──────── Source data ────────

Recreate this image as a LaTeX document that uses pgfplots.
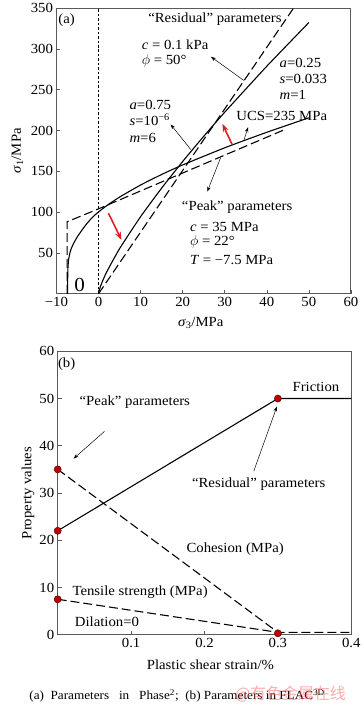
\documentclass[border=0pt]{standalone}
\usepackage{fontspec}
\setmainfont{Liberation Serif}[FakeStretch=1.06]
\newfontfamily\cjk{Noto Sans CJK SC}
\usepackage{pgfplots}
\pgfplotsset{compat=1.18}
\usetikzlibrary{arrows.meta}
\definecolor{frame}{HTML}{5A5A5A}
\definecolor{arrowred}{HTML}{E02020}
\definecolor{dotred}{HTML}{C00000}
\begin{document}
\begin{tikzpicture}[font=\fontsize{14bp}{16bp}\selectfont]
% ---------------- (a) ----------------
\begin{axis}[
  at={(56.7bp,-291.7bp)}, anchor=south west,
  scale only axis, width=296bp, height=287.2bp,
  xmin=-10, xmax=60, ymin=0, ymax=350,
  xtick={-10,0,...,60},
  xticklabels={−10,0,10,20,30,40,50,60},
  ytick={50,100,...,350},
  tick align=inside, tick pos=left,
  axis line style={frame, line width=1pt},
  tick style={frame, line width=0.6pt, major tick length=4bp},
  /pgf/number format/assume math mode=true,
  xlabel={\textit{σ}\textsubscript{3}/MPa},
  ylabel={\textit{σ}\textsubscript{1}/MPa},
  xlabel style={at={(axis description cs:0.49,0)}, anchor=north, yshift=-20bp},
  ylabel style={at={(axis description cs:0,0.5)}, anchor=south, yshift=30bp},
  clip=true,
]
\addplot[black, line width=0.6pt, dash pattern=on 2.5bp off 2bp] coordinates {(0,0) (0,350)};
\addplot[black, line width=1.1pt, smooth, tension=0.3] coordinates {
(-7.35,0) (-7.33,15) (-7.28,30) (-7.1,42) (-6.7,52) (-6,61) (-5,70) (-4,77.5) (-3,84.5) (-2,90.5) (-1,95.8) (0,100.2)
(2,108.1) (5,118.4) (10,133.2) (15,146.1) (20,157.8) (30,178.8) (40,197.8) (50,215.5)};
\addplot[black, line width=1.1pt, smooth, tension=0.3] coordinates {
(0,0) (0.1,2.8) (0.25,5.6) (0.5,9.4) (1,16.0) (2,27.3) (5,55.2) (10,94.4) (15,129.4) (20,162.0) (25,192.8) (30,222.4) (40,278.7) (50,332.2)};
\addplot[black, line width=1.1pt, dash pattern=on 9bp off 4bp] coordinates {
(-7.47,0) (-7.47,88.2) (0,104.0) (44.3,201.2)};
\addplot[black, line width=1.1pt, dash pattern=on 9bp off 4bp] coordinates {
(0,0) (46.37,350)};
\end{axis}
% ---------------- (b) ----------------
\begin{axis}[
  at={(58bp,-634.3bp)}, anchor=south west,
  scale only axis, width=295bp, height=284.8bp,
  xmin=0, xmax=0.4, ymin=0, ymax=60,
  xtick={0.1,0.2,0.3,0.4},
  xticklabels={0.1,0.2,0.3,0.4},
  ytick={0,10,...,60},
  tick align=inside, tick pos=left,
  axis line style={frame, line width=1pt},
  tick style={frame, line width=0.6pt, major tick length=4bp},
  /pgf/number format/assume math mode=true,
  xlabel={Plastic shear strain/\%},
  ylabel={Property values},
  xlabel style={at={(axis description cs:0.52,0)}, anchor=north, yshift=-22bp},
  ylabel style={at={(axis description cs:0,0.5)}, anchor=south, yshift=20bp},
  clip=false,
]
\addplot[black, line width=1.1pt] coordinates {(0,22) (0.3,50) (0.4,50)};
\addplot[black, line width=1.1pt, dash pattern=on 9bp off 4bp] coordinates {(0,35) (0.3,0.5) (0.4,0.5)};
\addplot[black, line width=1.1pt, dash pattern=on 9bp off 4bp] coordinates {(0,7.5) (0.3,0.5)};
\addplot[only marks, mark=*, mark size=3.6bp, mark options={fill=dotred, draw=black!70!dotred, line width=0.4pt}] coordinates {(0,22) (0,35) (0,7.5) (0.3,50) (0.3,0.3)};
\end{axis}
\begin{scope}[x=1bp,y=-1bp]
\path (0,0) rectangle (360,711);
% annotations (a)
\node at (67,17) {(a)};
\node at (216,15.7) {“Residual” parameters};
\node[anchor=west] at (139,41.7) {\textit{c} = 0.1 kPa};
\node[anchor=west] at (139,57.3) {$\phi$ = 50°};
\draw[-{Stealth[length=5bp,width=3.5bp]}, line width=0.5pt] (245,77.3) -- (212,53.5);
\node[anchor=west] at (277.5,59.3) {\textit{a}=0.25};
\node[anchor=west] at (277.5,76) {\textit{s}=0.033};
\node[anchor=west] at (277.5,91.7) {\textit{m}=1};
\node[anchor=west] at (234,113.3) {UCS=235 MPa};
\draw[-{Stealth[length=5bp,width=3.5bp]}, line width=0.5pt] (245,138) -- (249.3,124.3);
\draw[-{Stealth[length=8bp,width=6bp]}, line width=1.6pt, arrowred] (233.3,141.7) -- (223.5,121);
\node[anchor=west] at (126.7,101.7) {\textit{a}=0.75};
\node[anchor=west] at (126.7,117.3) {\textit{s}=10\textsuperscript{−6}};
\node[anchor=west] at (126.7,135) {\textit{m}=6};
\draw[-{Stealth[length=5bp,width=3.5bp]}, line width=0.5pt] (191.7,146.7) -- (171.5,121.5);
\draw[-{Stealth[length=5bp,width=3.5bp]}, line width=0.5pt] (221.7,155) -- (208.3,189);
\node at (238.3,204.3) {“Peak” parameters};
\node[anchor=west] at (187.5,224.3) {\textit{c} = 35 MPa};
\node[anchor=west] at (187.5,240) {$\phi$ = 22°};
\node[anchor=west] at (187.5,257.3) {\textit{T} = −7.5 MPa};
\draw[-{Stealth[length=8bp,width=6bp]}, line width=1.6pt, arrowred] (109,210.7) -- (122,237.5);
\node[font=\fontsize{20bp}{22bp}\selectfont] at (80,283) {0};
% annotations (b)
\node at (67,362.7) {(b)};
\node at (317.5,385.7) {Friction};
\node at (135.5,400.7) {“Peak” parameters};
\draw[-{Stealth[length=5bp,width=3.5bp]}, line width=0.5pt] (105,430) -- (74,457.3);
\node at (260,483.3) {“Residual” parameters};
\draw[-{Stealth[length=5bp,width=3.5bp]}, line width=0.5pt] (255,470) -- (278.3,405);
\node at (236.3,548.3) {Cohesion (MPa)};
\node at (140.8,591.7) {Tensile strength (MPa)};
\node at (107.5,621) {Dilation=0};
% caption
\node[font=\fontsize{12.5bp}{14bp}\selectfont] at (178,696) {(a)\ \ Parameters\ \ \ in\ \ \ Phase\textsuperscript{2};\ \ (b) Parameters in FLAC\textsuperscript{3D}};
\node[font=\cjk\fontsize{16bp}{18bp}\selectfont, text=red!60, opacity=0.55] at (292,694) {@有色金属在线};
\end{scope}
\end{tikzpicture}
\end{document}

────────

▸ Task details: Reproduce the listing word for word and omit its pictures.

▸ Exercise response:
Recreate this image as a LaTeX document that uses pgfplots.
\documentclass[border=0pt]{standalone}
\usepackage{fontspec}
\setmainfont{Liberation Serif}[FakeStretch=1.06]
\newfontfamily\cjk{Noto Sans CJK SC}
\usepackage{pgfplots}
\pgfplotsset{compat=1.18}
\usetikzlibrary{arrows.meta}
\definecolor{frame}{HTML}{5A5A5A}
\definecolor{arrowred}{HTML}{E02020}
\definecolor{dotred}{HTML}{C00000}
\begin{document}
\begin{tikzpicture}[font=\fontsize{14bp}{16bp}\selectfont]
% ---------------- (a) ----------------
\begin{axis}[
  at={(56.7bp,-291.7bp)}, anchor=south west,
  scale only axis, width=296bp, height=287.2bp,
  xmin=-10, xmax=60, ymin=0, ymax=350,
  xtick={-10,0,...,60},
  xticklabels={−10,0,10,20,30,40,50,60},
  ytick={50,100,...,350},
  tick align=inside, tick pos=left,
  axis line style={frame, line width=1pt},
  tick style={frame, line width=0.6pt, major tick length=4bp},
  /pgf/number format/assume math mode=true,
  xlabel={\textit{σ}\textsubscript{3}/MPa},
  ylabel={\textit{σ}\textsubscript{1}/MPa},
  xlabel style={at={(axis description cs:0.49,0)}, anchor=north, yshift=-20bp},
  ylabel style={at={(axis description cs:0,0.5)}, anchor=south, yshift=30bp},
  clip=true,
]
\addplot[black, line width=0.6pt, dash pattern=on 2.5bp off 2bp] coordinates {(0,0) (0,350)};
\addplot[black, line width=1.1pt, smooth, tension=0.3] coordinates {
(-7.35,0) (-7.33,15) (-7.28,30) (-7.1,42) (-6.7,52) (-6,61) (-5,70) (-4,77.5) (-3,84.5) (-2,90.5) (-1,95.8) (0,100.2)
(2,108.1) (5,118.4) (10,133.2) (15,146.1) (20,157.8) (30,178.8) (40,197.8) (50,215.5)};
\addplot[black, line width=1.1pt, smooth, tension=0.3] coordinates {
(0,0) (0.1,2.8) (0.25,5.6) (0.5,9.4) (1,16.0) (2,27.3) (5,55.2) (10,94.4) (15,129.4) (20,162.0) (25,192.8) (30,222.4) (40,278.7) (50,332.2)};
\addplot[black, line width=1.1pt, dash pattern=on 9bp off 4bp] coordinates {
(-7.47,0) (-7.47,88.2) (0,104.0) (44.3,201.2)};
\addplot[black, line width=1.1pt, dash pattern=on 9bp off 4bp] coordinates {
(0,0) (46.37,350)};
\end{axis}
% ---------------- (b) ----------------
\begin{axis}[
  at={(58bp,-634.3bp)}, anchor=south west,
  scale only axis, width=295bp, height=284.8bp,
  xmin=0, xmax=0.4, ymin=0, ymax=60,
  xtick={0.1,0.2,0.3,0.4},
  xticklabels={0.1,0.2,0.3,0.4},
  ytick={0,10,...,60},
  tick align=inside, tick pos=left,
  axis line style={frame, line width=1pt},
  tick style={frame, line width=0.6pt, major tick length=4bp},
  /pgf/number format/assume math mode=true,
  xlabel={Plastic shear strain/\%},
  ylabel={Property values},
  xlabel style={at={(axis description cs:0.52,0)}, anchor=north, yshift=-22bp},
  ylabel style={at={(axis description cs:0,0.5)}, anchor=south, yshift=20bp},
  clip=false,
]
\addplot[black, line width=1.1pt] coordinates {(0,22) (0.3,50) (0.4,50)};
\addplot[black, line width=1.1pt, dash pattern=on 9bp off 4bp] coordinates {(0,35) (0.3,0.5) (0.4,0.5)};
\addplot[black, line width=1.1pt, dash pattern=on 9bp off 4bp] coordinates {(0,7.5) (0.3,0.5)};
\addplot[only marks, mark=*, mark size=3.6bp, mark options={fill=dotred, draw=black!70!dotred, line width=0.4pt}] coordinates {(0,22) (0,35) (0,7.5) (0.3,50) (0.3,0.3)};
\end{axis}
\begin{scope}[x=1bp,y=-1bp]
\path (0,0) rectangle (360,711);
% annotations (a)
\node at (67,17) {(a)};
\node at (216,15.7) {“Residual” parameters};
\node[anchor=west] at (139,41.7) {\textit{c} = 0.1 kPa};
\node[anchor=west] at (139,57.3) {$\phi$ = 50°};
\draw[-{Stealth[length=5bp,width=3.5bp]}, line width=0.5pt] (245,77.3) -- (212,53.5);
\node[anchor=west] at (277.5,59.3) {\textit{a}=0.25};
\node[anchor=west] at (277.5,76) {\textit{s}=0.033};
\node[anchor=west] at (277.5,91.7) {\textit{m}=1};
\node[anchor=west] at (234,113.3) {UCS=235 MPa};
\draw[-{Stealth[length=5bp,width=3.5bp]}, line width=0.5pt] (245,138) -- (249.3,124.3);
\draw[-{Stealth[length=8bp,width=6bp]}, line width=1.6pt, arrowred] (233.3,141.7) -- (223.5,121);
\node[anchor=west] at (126.7,101.7) {\textit{a}=0.75};
\node[anchor=west] at (126.7,117.3) {\textit{s}=10\textsuperscript{−6}};
\node[anchor=west] at (126.7,135) {\textit{m}=6};
\draw[-{Stealth[length=5bp,width=3.5bp]}, line width=0.5pt] (191.7,146.7) -- (171.5,121.5);
\draw[-{Stealth[length=5bp,width=3.5bp]}, line width=0.5pt] (221.7,155) -- (208.3,189);
\node at (238.3,204.3) {“Peak” parameters};
\node[anchor=west] at (187.5,224.3) {\textit{c} = 35 MPa};
\node[anchor=west] at (187.5,240) {$\phi$ = 22°};
\node[anchor=west] at (187.5,257.3) {\textit{T} = −7.5 MPa};
\draw[-{Stealth[length=8bp,width=6bp]}, line width=1.6pt, arrowred] (109,210.7) -- (122,237.5);
\node[font=\fontsize{20bp}{22bp}\selectfont] at (80,283) {0};
% annotations (b)
\node at (67,362.7) {(b)};
\node at (317.5,385.7) {Friction};
\node at (135.5,400.7) {“Peak” parameters};
\draw[-{Stealth[length=5bp,width=3.5bp]}, line width=0.5pt] (105,430) -- (74,457.3);
\node at (260,483.3) {“Residual” parameters};
\draw[-{Stealth[length=5bp,width=3.5bp]}, line width=0.5pt] (255,470) -- (278.3,405);
\node at (236.3,548.3) {Cohesion (MPa)};
\node at (140.8,591.7) {Tensile strength (MPa)};
\node at (107.5,621) {Dilation=0};
% caption
\node[font=\fontsize{12.5bp}{14bp}\selectfont] at (178,696) {(a)\ \ Parameters\ \ \ in\ \ \ Phase\textsuperscript{2};\ \ (b) Parameters in FLAC\textsuperscript{3D}};
\node[font=\cjk\fontsize{16bp}{18bp}\selectfont, text=red!60, opacity=0.55] at (292,694) {@有色金属在线};
\end{scope}
\end{tikzpicture}
\end{document}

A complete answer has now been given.